## WHAT THE TASK REQUIRES
From the entries below, copy every line holding the word "code".

[BEGIN INFORMATION SUPPLIED]

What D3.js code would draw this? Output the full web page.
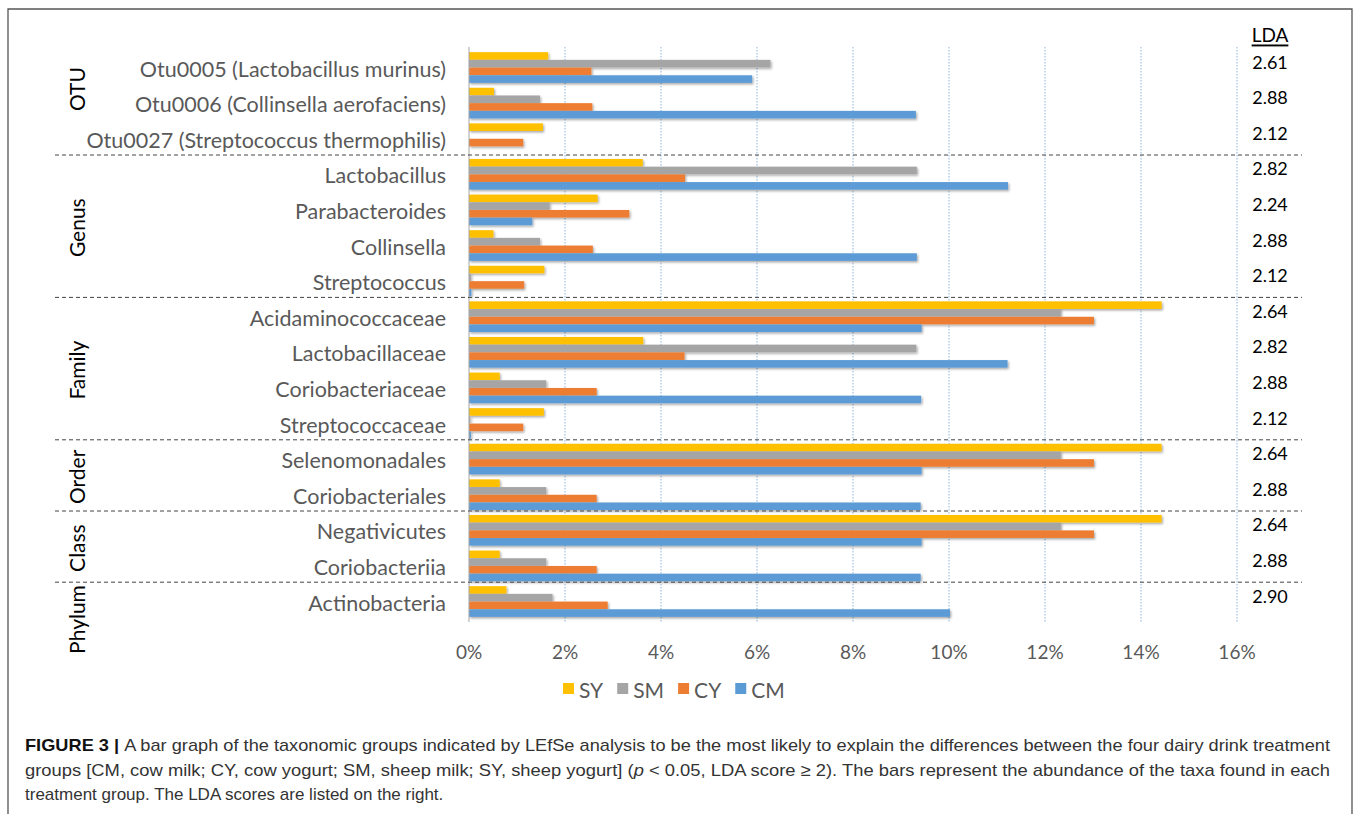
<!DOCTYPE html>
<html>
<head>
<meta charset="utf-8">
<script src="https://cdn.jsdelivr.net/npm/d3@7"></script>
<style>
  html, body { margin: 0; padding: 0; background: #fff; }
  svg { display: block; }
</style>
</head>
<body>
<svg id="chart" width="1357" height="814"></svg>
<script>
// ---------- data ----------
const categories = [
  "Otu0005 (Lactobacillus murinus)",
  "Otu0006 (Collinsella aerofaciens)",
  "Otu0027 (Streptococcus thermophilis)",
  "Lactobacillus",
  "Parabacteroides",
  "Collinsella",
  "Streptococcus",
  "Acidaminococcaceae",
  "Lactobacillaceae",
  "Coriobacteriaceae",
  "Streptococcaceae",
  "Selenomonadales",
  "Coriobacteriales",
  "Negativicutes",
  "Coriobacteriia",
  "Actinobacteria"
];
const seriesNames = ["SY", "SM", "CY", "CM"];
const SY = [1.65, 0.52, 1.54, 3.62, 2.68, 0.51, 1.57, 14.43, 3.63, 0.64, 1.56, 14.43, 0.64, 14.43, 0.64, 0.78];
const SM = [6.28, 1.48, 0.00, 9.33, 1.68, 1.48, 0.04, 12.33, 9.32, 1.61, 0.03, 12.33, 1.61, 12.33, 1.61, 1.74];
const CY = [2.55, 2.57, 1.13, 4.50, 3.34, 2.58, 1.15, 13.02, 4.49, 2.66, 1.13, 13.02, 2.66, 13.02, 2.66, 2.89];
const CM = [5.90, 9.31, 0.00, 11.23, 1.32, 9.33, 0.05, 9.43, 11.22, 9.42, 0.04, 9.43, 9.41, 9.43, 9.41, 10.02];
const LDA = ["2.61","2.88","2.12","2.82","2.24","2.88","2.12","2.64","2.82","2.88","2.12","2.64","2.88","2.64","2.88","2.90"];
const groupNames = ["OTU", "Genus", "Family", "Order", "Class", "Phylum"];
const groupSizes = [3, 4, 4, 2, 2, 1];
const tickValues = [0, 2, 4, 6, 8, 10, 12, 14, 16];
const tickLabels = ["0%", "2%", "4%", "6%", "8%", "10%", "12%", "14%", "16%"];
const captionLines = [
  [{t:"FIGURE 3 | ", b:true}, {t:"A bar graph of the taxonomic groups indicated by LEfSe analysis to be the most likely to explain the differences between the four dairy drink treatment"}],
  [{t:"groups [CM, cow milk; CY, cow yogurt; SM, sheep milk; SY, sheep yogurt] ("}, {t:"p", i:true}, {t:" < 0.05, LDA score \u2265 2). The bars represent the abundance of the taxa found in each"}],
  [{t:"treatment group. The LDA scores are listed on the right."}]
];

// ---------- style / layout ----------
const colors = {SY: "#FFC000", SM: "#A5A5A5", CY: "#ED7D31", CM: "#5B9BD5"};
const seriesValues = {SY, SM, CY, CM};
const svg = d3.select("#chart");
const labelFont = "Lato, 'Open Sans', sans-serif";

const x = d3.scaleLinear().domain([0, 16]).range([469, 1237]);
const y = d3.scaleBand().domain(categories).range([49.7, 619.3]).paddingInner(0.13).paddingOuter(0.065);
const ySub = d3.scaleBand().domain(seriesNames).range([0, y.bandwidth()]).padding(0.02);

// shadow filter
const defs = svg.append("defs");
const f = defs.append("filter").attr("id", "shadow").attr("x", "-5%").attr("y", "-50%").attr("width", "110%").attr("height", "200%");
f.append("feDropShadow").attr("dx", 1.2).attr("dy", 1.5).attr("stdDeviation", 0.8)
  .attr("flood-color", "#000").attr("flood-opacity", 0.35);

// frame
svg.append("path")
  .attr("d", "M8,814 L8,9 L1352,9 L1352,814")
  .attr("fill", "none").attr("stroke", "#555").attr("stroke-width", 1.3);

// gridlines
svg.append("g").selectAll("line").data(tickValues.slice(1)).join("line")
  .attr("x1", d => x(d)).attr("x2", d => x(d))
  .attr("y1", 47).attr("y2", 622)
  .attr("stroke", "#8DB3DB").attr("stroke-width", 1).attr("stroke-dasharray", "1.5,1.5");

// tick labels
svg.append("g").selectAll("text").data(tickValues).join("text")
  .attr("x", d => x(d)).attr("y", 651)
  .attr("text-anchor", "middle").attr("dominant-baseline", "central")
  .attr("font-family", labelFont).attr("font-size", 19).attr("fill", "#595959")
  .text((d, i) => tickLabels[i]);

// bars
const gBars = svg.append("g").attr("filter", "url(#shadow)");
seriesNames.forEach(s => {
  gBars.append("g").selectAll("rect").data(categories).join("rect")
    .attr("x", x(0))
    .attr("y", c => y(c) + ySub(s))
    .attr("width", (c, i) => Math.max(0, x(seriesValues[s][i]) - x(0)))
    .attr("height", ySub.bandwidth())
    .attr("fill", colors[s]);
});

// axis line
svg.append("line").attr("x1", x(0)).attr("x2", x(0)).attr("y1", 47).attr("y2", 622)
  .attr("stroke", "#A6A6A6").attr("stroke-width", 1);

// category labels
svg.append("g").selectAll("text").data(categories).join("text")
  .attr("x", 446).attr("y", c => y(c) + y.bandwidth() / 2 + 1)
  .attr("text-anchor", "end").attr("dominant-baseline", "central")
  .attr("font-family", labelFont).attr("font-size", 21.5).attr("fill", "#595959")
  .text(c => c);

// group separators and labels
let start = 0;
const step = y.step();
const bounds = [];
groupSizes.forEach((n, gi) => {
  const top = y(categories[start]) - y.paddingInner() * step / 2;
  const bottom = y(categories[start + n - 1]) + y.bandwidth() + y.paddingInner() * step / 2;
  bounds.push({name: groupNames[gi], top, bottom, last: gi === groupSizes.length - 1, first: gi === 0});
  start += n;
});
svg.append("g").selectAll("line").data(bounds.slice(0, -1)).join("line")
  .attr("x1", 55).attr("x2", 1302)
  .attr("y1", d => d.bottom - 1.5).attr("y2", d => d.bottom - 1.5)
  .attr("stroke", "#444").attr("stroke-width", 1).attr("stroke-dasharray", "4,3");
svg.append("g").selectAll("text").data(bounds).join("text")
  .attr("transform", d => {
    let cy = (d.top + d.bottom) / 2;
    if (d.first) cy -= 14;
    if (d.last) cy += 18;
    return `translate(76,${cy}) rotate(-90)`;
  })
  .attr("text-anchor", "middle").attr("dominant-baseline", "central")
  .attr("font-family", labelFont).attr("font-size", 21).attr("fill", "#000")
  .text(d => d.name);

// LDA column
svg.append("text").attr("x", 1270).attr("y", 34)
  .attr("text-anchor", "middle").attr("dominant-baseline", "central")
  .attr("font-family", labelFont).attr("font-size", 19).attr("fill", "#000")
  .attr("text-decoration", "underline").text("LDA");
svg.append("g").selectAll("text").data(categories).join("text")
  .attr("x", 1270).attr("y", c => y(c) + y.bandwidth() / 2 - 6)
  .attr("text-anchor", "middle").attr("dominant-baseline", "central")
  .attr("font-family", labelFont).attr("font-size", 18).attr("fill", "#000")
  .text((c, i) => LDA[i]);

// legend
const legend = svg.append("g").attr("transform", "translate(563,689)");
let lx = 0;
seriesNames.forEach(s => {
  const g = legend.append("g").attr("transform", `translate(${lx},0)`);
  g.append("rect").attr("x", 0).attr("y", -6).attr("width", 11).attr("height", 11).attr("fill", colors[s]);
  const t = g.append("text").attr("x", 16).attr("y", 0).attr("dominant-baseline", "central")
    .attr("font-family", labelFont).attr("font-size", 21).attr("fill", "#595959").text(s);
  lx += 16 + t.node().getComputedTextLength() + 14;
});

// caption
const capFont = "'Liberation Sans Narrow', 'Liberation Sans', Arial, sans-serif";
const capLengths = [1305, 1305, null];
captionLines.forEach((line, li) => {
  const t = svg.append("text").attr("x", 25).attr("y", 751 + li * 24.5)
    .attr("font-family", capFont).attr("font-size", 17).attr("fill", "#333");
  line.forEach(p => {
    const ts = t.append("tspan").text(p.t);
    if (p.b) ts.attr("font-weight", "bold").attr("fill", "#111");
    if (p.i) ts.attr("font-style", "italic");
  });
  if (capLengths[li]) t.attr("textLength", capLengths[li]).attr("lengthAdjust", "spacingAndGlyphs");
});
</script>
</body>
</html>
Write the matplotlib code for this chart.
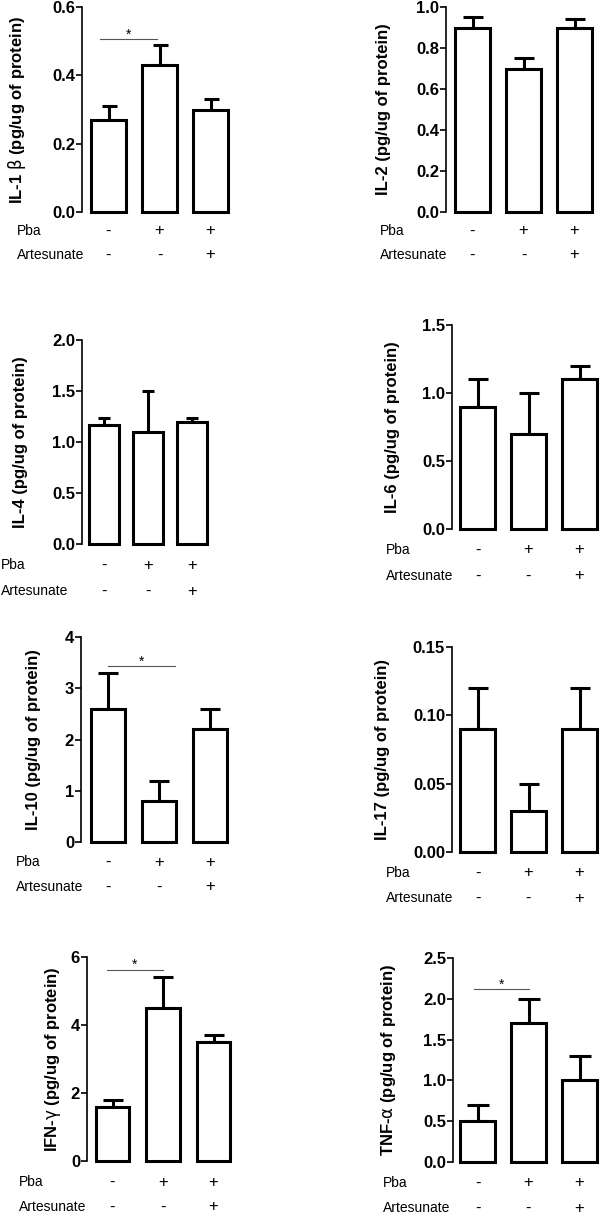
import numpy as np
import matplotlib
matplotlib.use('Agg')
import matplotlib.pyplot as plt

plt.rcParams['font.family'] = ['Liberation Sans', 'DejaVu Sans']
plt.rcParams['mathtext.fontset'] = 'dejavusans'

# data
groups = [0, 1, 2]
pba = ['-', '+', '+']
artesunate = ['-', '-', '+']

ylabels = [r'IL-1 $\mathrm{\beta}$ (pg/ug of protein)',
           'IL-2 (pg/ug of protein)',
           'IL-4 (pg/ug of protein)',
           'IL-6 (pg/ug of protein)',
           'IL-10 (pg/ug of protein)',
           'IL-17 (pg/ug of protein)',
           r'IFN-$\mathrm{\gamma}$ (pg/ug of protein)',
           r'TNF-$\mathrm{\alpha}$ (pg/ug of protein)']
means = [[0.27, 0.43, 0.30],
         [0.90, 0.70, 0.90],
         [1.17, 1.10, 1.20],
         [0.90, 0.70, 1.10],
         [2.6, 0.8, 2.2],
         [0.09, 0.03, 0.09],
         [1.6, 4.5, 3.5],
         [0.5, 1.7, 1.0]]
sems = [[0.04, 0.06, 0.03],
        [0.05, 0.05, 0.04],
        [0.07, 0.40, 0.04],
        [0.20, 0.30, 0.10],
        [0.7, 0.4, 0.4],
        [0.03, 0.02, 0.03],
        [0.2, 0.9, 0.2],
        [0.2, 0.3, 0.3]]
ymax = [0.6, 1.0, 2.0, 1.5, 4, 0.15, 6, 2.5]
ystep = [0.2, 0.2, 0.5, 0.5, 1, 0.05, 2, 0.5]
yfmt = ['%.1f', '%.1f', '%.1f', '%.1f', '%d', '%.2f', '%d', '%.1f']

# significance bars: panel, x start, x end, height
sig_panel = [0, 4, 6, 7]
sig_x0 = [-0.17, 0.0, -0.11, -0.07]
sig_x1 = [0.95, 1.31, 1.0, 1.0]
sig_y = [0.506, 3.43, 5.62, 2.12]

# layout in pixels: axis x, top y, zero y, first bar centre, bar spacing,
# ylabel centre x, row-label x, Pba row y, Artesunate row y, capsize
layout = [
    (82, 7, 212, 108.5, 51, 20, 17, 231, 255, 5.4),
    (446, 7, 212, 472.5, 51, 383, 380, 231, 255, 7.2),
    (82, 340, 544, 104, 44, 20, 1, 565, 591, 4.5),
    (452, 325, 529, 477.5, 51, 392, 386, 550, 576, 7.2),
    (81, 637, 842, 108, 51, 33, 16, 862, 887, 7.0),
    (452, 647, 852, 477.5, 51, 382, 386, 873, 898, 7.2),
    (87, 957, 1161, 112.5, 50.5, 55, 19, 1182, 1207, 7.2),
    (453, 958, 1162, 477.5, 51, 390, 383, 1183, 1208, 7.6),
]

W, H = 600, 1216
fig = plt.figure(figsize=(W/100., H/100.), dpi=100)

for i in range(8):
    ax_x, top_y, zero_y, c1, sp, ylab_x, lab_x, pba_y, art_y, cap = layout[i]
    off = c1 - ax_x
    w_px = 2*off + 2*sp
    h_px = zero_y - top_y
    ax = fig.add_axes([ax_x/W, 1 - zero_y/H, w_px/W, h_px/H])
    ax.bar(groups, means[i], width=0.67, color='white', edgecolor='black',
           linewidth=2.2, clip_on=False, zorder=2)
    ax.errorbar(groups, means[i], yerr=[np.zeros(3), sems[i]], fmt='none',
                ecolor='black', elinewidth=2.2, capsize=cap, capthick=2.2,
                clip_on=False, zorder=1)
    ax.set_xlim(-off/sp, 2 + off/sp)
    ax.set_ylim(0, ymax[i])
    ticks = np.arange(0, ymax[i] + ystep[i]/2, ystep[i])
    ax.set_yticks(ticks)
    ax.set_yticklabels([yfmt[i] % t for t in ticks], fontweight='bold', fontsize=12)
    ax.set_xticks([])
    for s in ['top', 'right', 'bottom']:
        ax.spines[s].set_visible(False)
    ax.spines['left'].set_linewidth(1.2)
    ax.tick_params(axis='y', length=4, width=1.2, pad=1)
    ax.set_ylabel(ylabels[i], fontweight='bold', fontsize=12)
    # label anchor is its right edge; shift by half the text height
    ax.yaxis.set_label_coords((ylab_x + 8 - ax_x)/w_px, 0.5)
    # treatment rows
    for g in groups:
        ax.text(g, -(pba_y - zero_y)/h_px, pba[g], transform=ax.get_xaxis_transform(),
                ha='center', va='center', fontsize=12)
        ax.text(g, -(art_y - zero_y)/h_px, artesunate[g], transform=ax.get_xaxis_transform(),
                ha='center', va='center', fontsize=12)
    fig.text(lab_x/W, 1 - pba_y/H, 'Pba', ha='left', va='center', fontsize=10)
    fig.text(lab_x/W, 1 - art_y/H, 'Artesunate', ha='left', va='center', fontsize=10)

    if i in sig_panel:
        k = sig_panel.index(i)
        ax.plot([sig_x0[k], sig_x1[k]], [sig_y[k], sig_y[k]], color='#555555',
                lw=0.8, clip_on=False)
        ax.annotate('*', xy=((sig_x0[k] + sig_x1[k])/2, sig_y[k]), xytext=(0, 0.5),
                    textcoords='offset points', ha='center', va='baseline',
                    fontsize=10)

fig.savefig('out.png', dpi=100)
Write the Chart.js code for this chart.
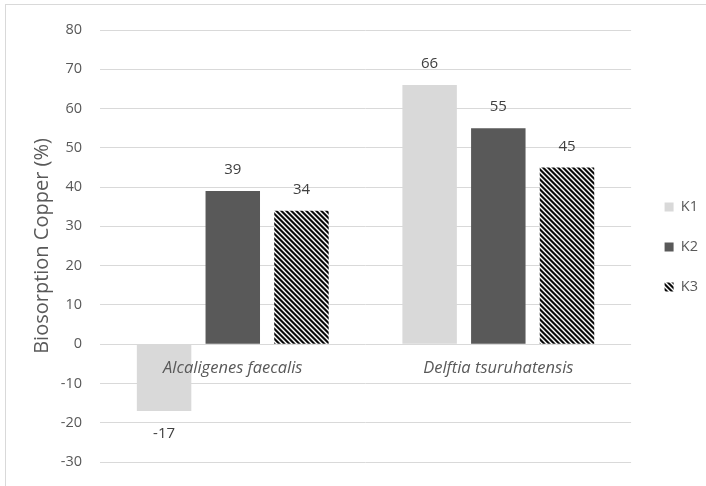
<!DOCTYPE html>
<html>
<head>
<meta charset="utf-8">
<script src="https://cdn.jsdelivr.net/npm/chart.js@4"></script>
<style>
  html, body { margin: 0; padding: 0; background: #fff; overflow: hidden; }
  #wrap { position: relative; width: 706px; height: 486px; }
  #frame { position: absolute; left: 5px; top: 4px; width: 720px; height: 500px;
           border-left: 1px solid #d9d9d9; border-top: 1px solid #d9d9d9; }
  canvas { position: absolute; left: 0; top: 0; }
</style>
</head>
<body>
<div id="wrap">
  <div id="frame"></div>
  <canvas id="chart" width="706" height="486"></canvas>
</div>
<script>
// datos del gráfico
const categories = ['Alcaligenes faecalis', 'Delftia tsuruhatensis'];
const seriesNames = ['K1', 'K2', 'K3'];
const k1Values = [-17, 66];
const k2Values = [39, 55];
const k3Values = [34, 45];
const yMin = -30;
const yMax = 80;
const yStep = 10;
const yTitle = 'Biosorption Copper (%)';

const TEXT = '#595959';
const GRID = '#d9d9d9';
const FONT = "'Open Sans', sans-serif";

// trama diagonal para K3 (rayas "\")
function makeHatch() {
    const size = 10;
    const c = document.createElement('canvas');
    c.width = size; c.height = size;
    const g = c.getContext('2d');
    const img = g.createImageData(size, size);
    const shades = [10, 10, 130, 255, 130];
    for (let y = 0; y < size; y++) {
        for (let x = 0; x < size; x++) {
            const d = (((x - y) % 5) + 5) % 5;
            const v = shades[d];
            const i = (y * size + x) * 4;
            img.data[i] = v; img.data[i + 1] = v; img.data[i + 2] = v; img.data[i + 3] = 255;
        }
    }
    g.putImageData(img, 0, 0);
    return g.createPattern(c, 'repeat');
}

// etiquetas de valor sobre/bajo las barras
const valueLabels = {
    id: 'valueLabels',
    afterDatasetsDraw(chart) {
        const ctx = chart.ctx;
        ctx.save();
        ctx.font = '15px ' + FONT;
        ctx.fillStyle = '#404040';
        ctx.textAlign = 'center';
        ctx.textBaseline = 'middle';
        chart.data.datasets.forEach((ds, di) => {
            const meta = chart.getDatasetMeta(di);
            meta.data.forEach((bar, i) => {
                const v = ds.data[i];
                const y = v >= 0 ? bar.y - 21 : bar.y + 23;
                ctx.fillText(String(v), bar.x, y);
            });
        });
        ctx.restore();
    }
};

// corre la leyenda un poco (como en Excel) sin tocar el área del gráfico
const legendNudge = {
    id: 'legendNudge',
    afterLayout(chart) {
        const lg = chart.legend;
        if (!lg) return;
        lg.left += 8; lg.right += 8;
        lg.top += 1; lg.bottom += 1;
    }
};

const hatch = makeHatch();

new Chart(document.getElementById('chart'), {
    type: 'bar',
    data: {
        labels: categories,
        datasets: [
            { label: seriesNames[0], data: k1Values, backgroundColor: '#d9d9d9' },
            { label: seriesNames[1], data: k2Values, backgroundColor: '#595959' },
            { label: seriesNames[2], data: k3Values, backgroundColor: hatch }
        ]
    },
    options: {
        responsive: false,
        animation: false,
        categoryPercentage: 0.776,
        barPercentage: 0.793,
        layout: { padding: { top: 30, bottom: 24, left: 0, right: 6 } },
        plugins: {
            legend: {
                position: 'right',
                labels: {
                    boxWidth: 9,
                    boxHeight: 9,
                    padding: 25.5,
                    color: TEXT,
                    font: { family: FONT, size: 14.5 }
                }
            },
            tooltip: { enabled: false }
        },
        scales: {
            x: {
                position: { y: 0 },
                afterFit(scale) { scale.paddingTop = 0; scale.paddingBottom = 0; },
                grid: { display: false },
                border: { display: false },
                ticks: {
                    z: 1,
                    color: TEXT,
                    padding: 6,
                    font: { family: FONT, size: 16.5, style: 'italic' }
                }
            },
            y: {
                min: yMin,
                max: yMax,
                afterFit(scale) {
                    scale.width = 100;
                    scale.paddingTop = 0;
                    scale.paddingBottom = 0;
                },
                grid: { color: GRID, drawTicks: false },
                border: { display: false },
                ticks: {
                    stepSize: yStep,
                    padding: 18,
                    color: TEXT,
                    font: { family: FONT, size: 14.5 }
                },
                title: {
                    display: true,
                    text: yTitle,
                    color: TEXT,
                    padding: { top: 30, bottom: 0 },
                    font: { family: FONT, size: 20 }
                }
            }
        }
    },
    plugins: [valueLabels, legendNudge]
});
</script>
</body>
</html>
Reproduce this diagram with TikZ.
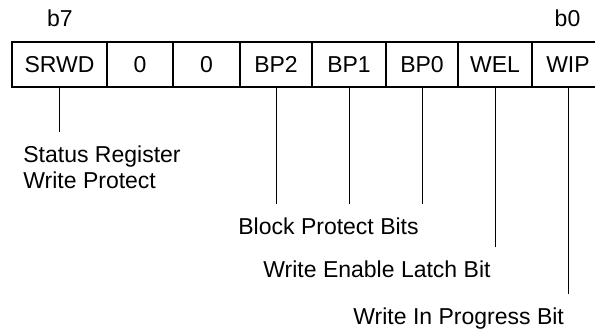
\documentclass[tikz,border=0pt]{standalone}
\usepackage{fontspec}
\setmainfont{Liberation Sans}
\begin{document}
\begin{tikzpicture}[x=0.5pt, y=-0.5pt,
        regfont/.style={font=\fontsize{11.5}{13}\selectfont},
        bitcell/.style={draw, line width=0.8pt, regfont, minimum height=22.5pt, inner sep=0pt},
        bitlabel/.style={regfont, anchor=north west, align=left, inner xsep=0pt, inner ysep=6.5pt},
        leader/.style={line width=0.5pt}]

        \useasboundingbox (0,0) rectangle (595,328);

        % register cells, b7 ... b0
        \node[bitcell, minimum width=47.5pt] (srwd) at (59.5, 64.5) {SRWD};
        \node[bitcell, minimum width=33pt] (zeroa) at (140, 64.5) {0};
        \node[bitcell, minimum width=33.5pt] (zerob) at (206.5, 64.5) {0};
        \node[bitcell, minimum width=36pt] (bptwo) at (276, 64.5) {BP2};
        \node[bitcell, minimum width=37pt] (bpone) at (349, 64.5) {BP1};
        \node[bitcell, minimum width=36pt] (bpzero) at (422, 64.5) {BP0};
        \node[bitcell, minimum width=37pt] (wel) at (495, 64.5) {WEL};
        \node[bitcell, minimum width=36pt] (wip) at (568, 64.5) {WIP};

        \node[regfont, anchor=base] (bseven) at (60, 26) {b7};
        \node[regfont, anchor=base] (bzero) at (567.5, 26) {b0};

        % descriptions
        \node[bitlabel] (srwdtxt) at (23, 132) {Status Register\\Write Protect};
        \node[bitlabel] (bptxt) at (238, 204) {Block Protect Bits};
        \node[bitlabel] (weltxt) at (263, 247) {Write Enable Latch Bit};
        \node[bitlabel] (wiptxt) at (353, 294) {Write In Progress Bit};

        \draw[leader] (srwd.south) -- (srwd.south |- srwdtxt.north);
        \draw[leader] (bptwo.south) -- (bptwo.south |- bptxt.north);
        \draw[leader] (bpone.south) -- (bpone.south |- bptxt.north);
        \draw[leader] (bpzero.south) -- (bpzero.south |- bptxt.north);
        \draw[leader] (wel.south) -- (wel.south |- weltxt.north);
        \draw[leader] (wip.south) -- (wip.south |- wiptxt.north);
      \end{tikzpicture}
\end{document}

[END INFORMATION SUPPLIED]

## REPLY TO THE TASK
What D3.js code would draw this? Output the full web page.
Write the matplotlib code for this chart.
Write the Chart.js code for this chart.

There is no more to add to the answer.